▶ _GIVEN REQUEST_
From the first line of the listing below, retype each line up to and including the one with "const dotStart = 22, dotStep = 58;"; pictures stay out.
>> Begin
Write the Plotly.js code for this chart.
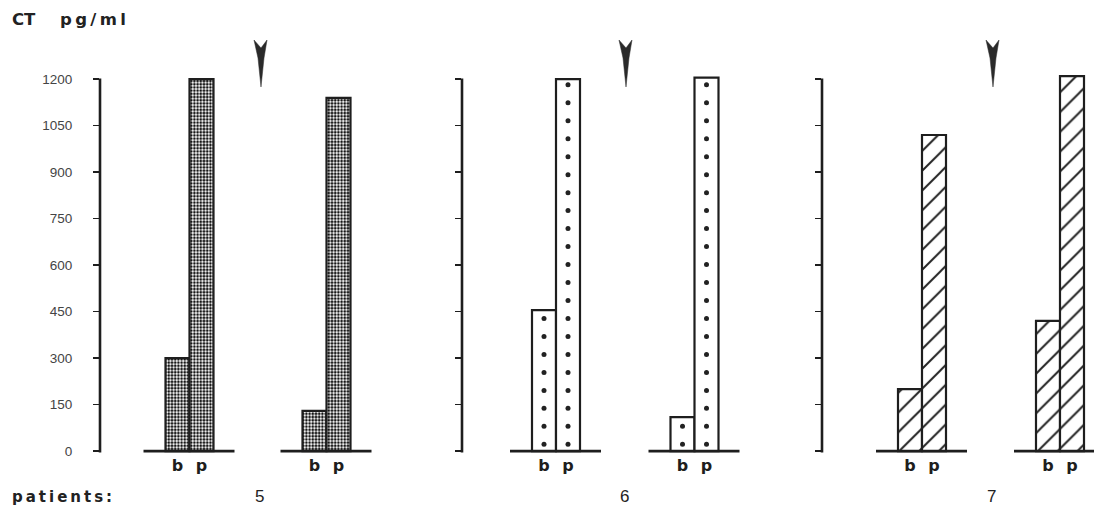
<!DOCTYPE html>
<html><head><meta charset="utf-8">
<script src="https://cdn.plot.ly/plotly-3.0.1.min.js"></script>
<style>html,body{margin:0;padding:0;background:#fff}#chart{width:1094px;height:513px}</style>
</head><body><div id="chart"></div>
<script>
// ---- data (CT, pg/ml) ----
const patients = ['5', '6', '7'];
const barLabels = ['b', 'p'];
const basal5 = [300, 130];
const peak5 = [1200, 1140];
const basal6 = [455, 110];
const peak6 = [1200, 1205];
const basal7 = [200, 420];
const peak7 = [1020, 1210];
const yTicks = [0, 150, 300, 450, 600, 750, 900, 1050, 1200];

// ---- layout geometry ----
const W = 1094, H = 513, ML = 100, MR = 0, MT = 73, MB = 60;
const PW = W - ML - MR, PH = H - MT - MB;
const Y0 = -6, Y1 = 1220;
const panelPx = [[100, 440], [462, 800], [822, 1094]];
const groupCenters = [[77.5, 214.5], [82, 220.5], [88, 226]];
const BW = 24;
const ink = '#1e1e1e';
const basal = [basal5, basal6, basal7];
const peak = [peak5, peak6, peak7];
// sparse dot texture of patient 6 (in axis units: first row and row step)
const dotStart = 22, dotStep = 58;

function pxX(x) { return (x - ML) / PW; }
function pxY(y) { return (H - MB - y) / PH; }
function valY(v) { return (v - Y0) / (Y1 - Y0); }

const traces = [];
const layout = {
  width: W, height: H,
  margin: {l: ML, r: MR, t: MT, b: MB, pad: 0},
  paper_bgcolor: '#fff', plot_bgcolor: '#fff',
  showlegend: false, bargap: 0,
  font: {family: 'Liberation Sans, Arial, sans-serif', color: ink},
  shapes: [], annotations: []
};

for (let i = 0; i < 3; i++) {
  const sfx = i === 0 ? '' : String(i + 1);
  const xs = [], ys = [], tv = [], tt = [];
  for (let g = 0; g < 2; g++) {
    const c = groupCenters[i][g];
    xs.push(c, c + BW);
    ys.push(basal[i][g], peak[i][g]);
    tv.push(c, c + BW);
    tt.push(barLabels[0], barLabels[1]);
    layout.shapes.push({type: 'line', xref: 'x' + sfx, yref: 'y' + sfx,
      x0: c - 34, x1: c + 57, y0: 0, y1: 0, line: {color: ink, width: 2.6}});
  }
  let pattern = null;
  if (i === 0) {
    pattern = {shape: '.', size: 3.2, solidity: 0.55, fgcolor: '#151515', bgcolor: '#fff', fillmode: 'replace'};
  } else if (i === 2) {
    pattern = {shape: '/', size: 14, solidity: 0.14, fgcolor: '#222', bgcolor: '#fff', fillmode: 'replace'};
  }
  const marker = {color: '#fff', line: {color: ink, width: 2.2}};
  if (pattern) marker.pattern = pattern;
  traces.push({
    type: 'bar', x: xs, y: ys, width: BW, xaxis: 'x' + sfx, yaxis: 'y' + sfx,
    hoverinfo: 'skip', marker: marker
  });
  if (i === 1) {
    const dx = [], dy = [];
    xs.forEach((c, k) => {
      for (let v = dotStart; v < ys[k] - 10; v += dotStep) { dx.push(c); dy.push(v); }
    });
    traces.push({type: 'scatter', mode: 'markers', x: dx, y: dy, xaxis: 'x2', yaxis: 'y2',
      hoverinfo: 'skip', marker: {size: 5, color: '#222', symbol: 'circle'}});
  }
  const [p0, p1] = panelPx[i];
  layout['xaxis' + sfx] = {
    domain: [pxX(p0), pxX(p1)], range: [0, p1 - p0], anchor: 'y' + sfx,
    showline: false, showgrid: false, zeroline: false, ticks: '',
    tickmode: 'array', tickvals: tv, ticktext: tt, ticklabelstandoff: 1,
    tickfont: {size: 16, weight: 'bold', color: ink, family: 'DejaVu Sans, sans-serif'},
    fixedrange: true
  };
  layout['yaxis' + sfx] = {
    domain: [0, 1], range: [Y0, Y1], anchor: 'x' + sfx,
    showline: false, showgrid: false, zeroline: false,
    ticks: 'outside', ticklen: 6, tickwidth: 1.5, tickcolor: ink,
    tickmode: 'array', tickvals: yTicks, ticktext: yTicks.map(String),
    showticklabels: i === 0, ticklabelstandoff: 18,
    tickfont: {size: 13.5, color: '#444', family: 'Liberation Sans, Arial, sans-serif'},
    fixedrange: true
  };
  // vertical axis line, ending at the top tick
  layout.shapes.push({type: 'line', xref: 'paper', yref: 'paper',
    x0: pxX(p0), x1: pxX(p0), y0: valY(-4), y1: valY(yTicks[yTicks.length - 1]) + 0.002,
    line: {color: ink, width: 2.6}});
}

// arrowheads
const arrowX = [261, 626, 993];
arrowX.forEach(cx => {
  const pts = [[cx - 7, 40], [cx, 48], [cx + 6, 40], [cx + 3, 58], [cx, 87], [cx - 3, 58]];
  const d = 'M' + pts.map(p => pxX(p[0]).toFixed(5) + ',' + pxY(p[1]).toFixed(5)).join('L') + 'Z';
  layout.shapes.push({type: 'path', xref: 'paper', yref: 'paper', path: d,
    fillcolor: '#2a2a2a', line: {color: '#2a2a2a', width: 0.5}});
});

// texts
const ts = '\u2009';
layout.annotations.push({xref: 'paper', yref: 'paper', x: pxX(10), y: pxY(20), xanchor: 'left', yanchor: 'middle',
  showarrow: false, text: 'CT' + '\u2003\u2002' + ['p','g','/','m','l'].join(ts),
  font: {size: 16.5, weight: 'bold', color: '#222', family: 'DejaVu Sans, sans-serif'}});
layout.annotations.push({xref: 'paper', yref: 'paper', x: pxX(10), y: pxY(497), xanchor: 'left', yanchor: 'middle',
  showarrow: false, text: 'patients:'.split('').join(ts),
  font: {size: 15, weight: 'bold', color: '#222', family: 'DejaVu Sans, sans-serif'}});
patients.forEach((p, k) => {
  layout.annotations.push({xref: 'paper', yref: 'paper', x: pxX(arrowX[k] - 2), y: pxY(497), xanchor: 'center', yanchor: 'middle',
    showarrow: false, text: p, font: {size: 17, color: '#222', family: 'Liberation Sans, Arial, sans-serif'}});
});

Plotly.newPlot('chart', traces, layout, {displayModeBar: false, staticPlot: true});
</script>
</body></html>
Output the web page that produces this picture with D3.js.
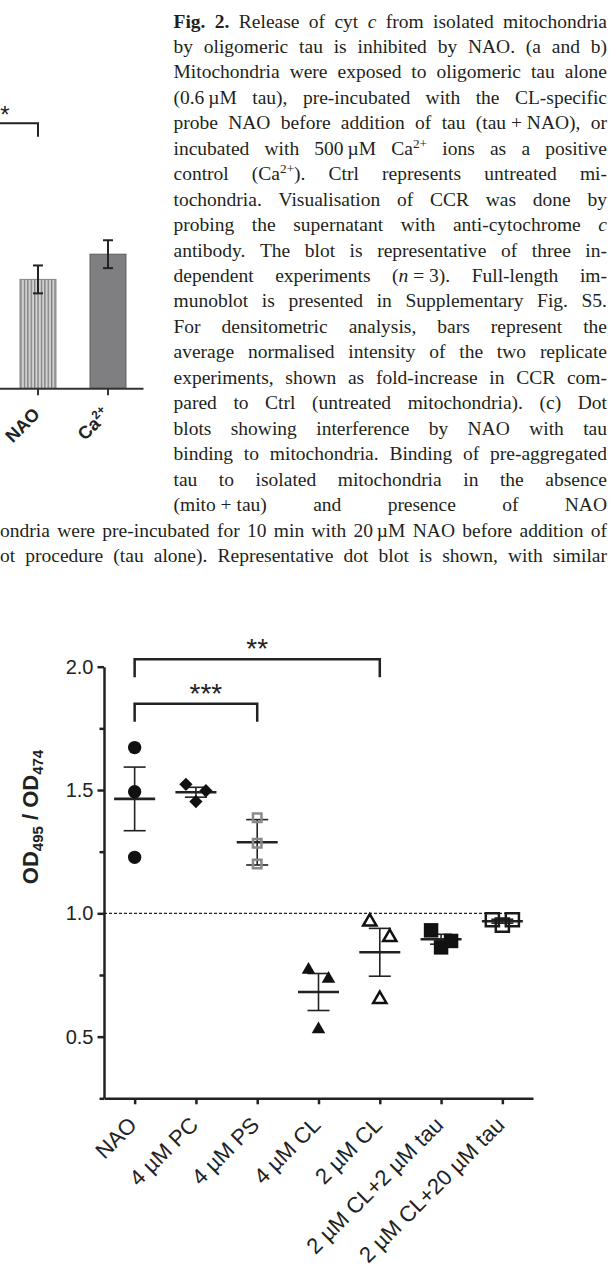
>> End
▶ _COMPLETED EXERCISE_
Write the Plotly.js code for this chart.
<!DOCTYPE html>
<html><head><meta charset="utf-8">
<script src="https://cdn.plot.ly/plotly-3.0.1.min.js"></script>
<style>html,body{margin:0;padding:0;background:#fff}#chart{width:1094px;height:513px}</style>
</head><body><div id="chart"></div>
<script>
// ---- data (CT, pg/ml) ----
const patients = ['5', '6', '7'];
const barLabels = ['b', 'p'];
const basal5 = [300, 130];
const peak5 = [1200, 1140];
const basal6 = [455, 110];
const peak6 = [1200, 1205];
const basal7 = [200, 420];
const peak7 = [1020, 1210];
const yTicks = [0, 150, 300, 450, 600, 750, 900, 1050, 1200];

// ---- layout geometry ----
const W = 1094, H = 513, ML = 100, MR = 0, MT = 73, MB = 60;
const PW = W - ML - MR, PH = H - MT - MB;
const Y0 = -6, Y1 = 1220;
const panelPx = [[100, 440], [462, 800], [822, 1094]];
const groupCenters = [[77.5, 214.5], [82, 220.5], [88, 226]];
const BW = 24;
const ink = '#1e1e1e';
const basal = [basal5, basal6, basal7];
const peak = [peak5, peak6, peak7];
// sparse dot texture of patient 6 (in axis units: first row and row step)
const dotStart = 22, dotStep = 58;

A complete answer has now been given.